### The exercise
Your task is to give the data again, exactly, with every line intact.

### Information shown
--- start ---
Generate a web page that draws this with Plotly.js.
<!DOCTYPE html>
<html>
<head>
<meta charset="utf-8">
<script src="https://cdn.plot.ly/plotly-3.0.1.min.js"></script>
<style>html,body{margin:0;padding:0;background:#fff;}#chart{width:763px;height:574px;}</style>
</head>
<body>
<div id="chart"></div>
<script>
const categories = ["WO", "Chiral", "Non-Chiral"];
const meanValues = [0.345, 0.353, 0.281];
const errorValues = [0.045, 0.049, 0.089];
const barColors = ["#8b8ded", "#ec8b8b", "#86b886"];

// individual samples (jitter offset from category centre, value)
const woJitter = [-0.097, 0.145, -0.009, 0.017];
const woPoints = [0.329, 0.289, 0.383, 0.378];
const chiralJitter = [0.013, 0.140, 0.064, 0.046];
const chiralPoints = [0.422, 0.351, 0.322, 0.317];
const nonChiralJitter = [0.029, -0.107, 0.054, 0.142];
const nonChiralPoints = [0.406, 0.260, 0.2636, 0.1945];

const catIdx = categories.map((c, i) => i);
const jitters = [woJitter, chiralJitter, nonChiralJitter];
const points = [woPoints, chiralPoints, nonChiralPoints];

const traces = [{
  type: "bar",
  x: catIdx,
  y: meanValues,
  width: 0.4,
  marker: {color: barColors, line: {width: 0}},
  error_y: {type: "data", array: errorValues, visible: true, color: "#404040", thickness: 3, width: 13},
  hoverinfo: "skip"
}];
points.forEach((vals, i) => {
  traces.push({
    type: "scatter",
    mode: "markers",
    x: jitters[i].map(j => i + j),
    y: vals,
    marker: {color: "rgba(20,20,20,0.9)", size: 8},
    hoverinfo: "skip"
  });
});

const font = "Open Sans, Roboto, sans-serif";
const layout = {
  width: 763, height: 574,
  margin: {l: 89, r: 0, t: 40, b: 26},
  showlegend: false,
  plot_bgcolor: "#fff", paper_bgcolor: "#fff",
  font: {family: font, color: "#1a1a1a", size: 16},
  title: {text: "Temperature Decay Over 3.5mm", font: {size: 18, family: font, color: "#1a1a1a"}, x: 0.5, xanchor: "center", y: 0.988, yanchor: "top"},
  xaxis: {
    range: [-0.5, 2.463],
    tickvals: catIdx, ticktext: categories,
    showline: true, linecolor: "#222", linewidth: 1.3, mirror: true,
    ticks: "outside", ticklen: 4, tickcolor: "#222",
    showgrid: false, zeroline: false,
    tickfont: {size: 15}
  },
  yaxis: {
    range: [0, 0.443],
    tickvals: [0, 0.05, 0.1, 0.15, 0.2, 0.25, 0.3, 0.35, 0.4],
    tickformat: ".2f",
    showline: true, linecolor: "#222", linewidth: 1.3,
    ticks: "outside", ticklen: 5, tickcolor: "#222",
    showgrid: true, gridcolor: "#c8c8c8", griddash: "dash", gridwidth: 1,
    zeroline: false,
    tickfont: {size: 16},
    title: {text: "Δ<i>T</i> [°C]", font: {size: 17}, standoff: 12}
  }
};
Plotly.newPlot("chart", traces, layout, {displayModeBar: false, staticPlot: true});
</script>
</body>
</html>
--- end ---
### Response
Generate a web page that draws this with Plotly.js.
<!DOCTYPE html>
<html>
<head>
<meta charset="utf-8">
<script src="https://cdn.plot.ly/plotly-3.0.1.min.js"></script>
<style>html,body{margin:0;padding:0;background:#fff;}#chart{width:763px;height:574px;}</style>
</head>
<body>
<div id="chart"></div>
<script>
const categories = ["WO", "Chiral", "Non-Chiral"];
const meanValues = [0.345, 0.353, 0.281];
const errorValues = [0.045, 0.049, 0.089];
const barColors = ["#8b8ded", "#ec8b8b", "#86b886"];

// individual samples (jitter offset from category centre, value)
const woJitter = [-0.097, 0.145, -0.009, 0.017];
const woPoints = [0.329, 0.289, 0.383, 0.378];
const chiralJitter = [0.013, 0.140, 0.064, 0.046];
const chiralPoints = [0.422, 0.351, 0.322, 0.317];
const nonChiralJitter = [0.029, -0.107, 0.054, 0.142];
const nonChiralPoints = [0.406, 0.260, 0.2636, 0.1945];

const catIdx = categories.map((c, i) => i);
const jitters = [woJitter, chiralJitter, nonChiralJitter];
const points = [woPoints, chiralPoints, nonChiralPoints];

const traces = [{
  type: "bar",
  x: catIdx,
  y: meanValues,
  width: 0.4,
  marker: {color: barColors, line: {width: 0}},
  error_y: {type: "data", array: errorValues, visible: true, color: "#404040", thickness: 3, width: 13},
  hoverinfo: "skip"
}];
points.forEach((vals, i) => {
  traces.push({
    type: "scatter",
    mode: "markers",
    x: jitters[i].map(j => i + j),
    y: vals,
    marker: {color: "rgba(20,20,20,0.9)", size: 8},
    hoverinfo: "skip"
  });
});

const font = "Open Sans, Roboto, sans-serif";
const layout = {
  width: 763, height: 574,
  margin: {l: 89, r: 0, t: 40, b: 26},
  showlegend: false,
  plot_bgcolor: "#fff", paper_bgcolor: "#fff",
  font: {family: font, color: "#1a1a1a", size: 16},
  title: {text: "Temperature Decay Over 3.5mm", font: {size: 18, family: font, color: "#1a1a1a"}, x: 0.5, xanchor: "center", y: 0.988, yanchor: "top"},
  xaxis: {
    range: [-0.5, 2.463],
    tickvals: catIdx, ticktext: categories,
    showline: true, linecolor: "#222", linewidth: 1.3, mirror: true,
    ticks: "outside", ticklen: 4, tickcolor: "#222",
    showgrid: false, zeroline: false,
    tickfont: {size: 15}
  },
  yaxis: {
    range: [0, 0.443],
    tickvals: [0, 0.05, 0.1, 0.15, 0.2, 0.25, 0.3, 0.35, 0.4],
    tickformat: ".2f",
    showline: true, linecolor: "#222", linewidth: 1.3,
    ticks: "outside", ticklen: 5, tickcolor: "#222",
    showgrid: true, gridcolor: "#c8c8c8", griddash: "dash", gridwidth: 1,
    zeroline: false,
    tickfont: {size: 16},
    title: {text: "Δ<i>T</i> [°C]", font: {size: 17}, standoff: 12}
  }
};
Plotly.newPlot("chart", traces, layout, {displayModeBar: false, staticPlot: true});
</script>
</body>
</html>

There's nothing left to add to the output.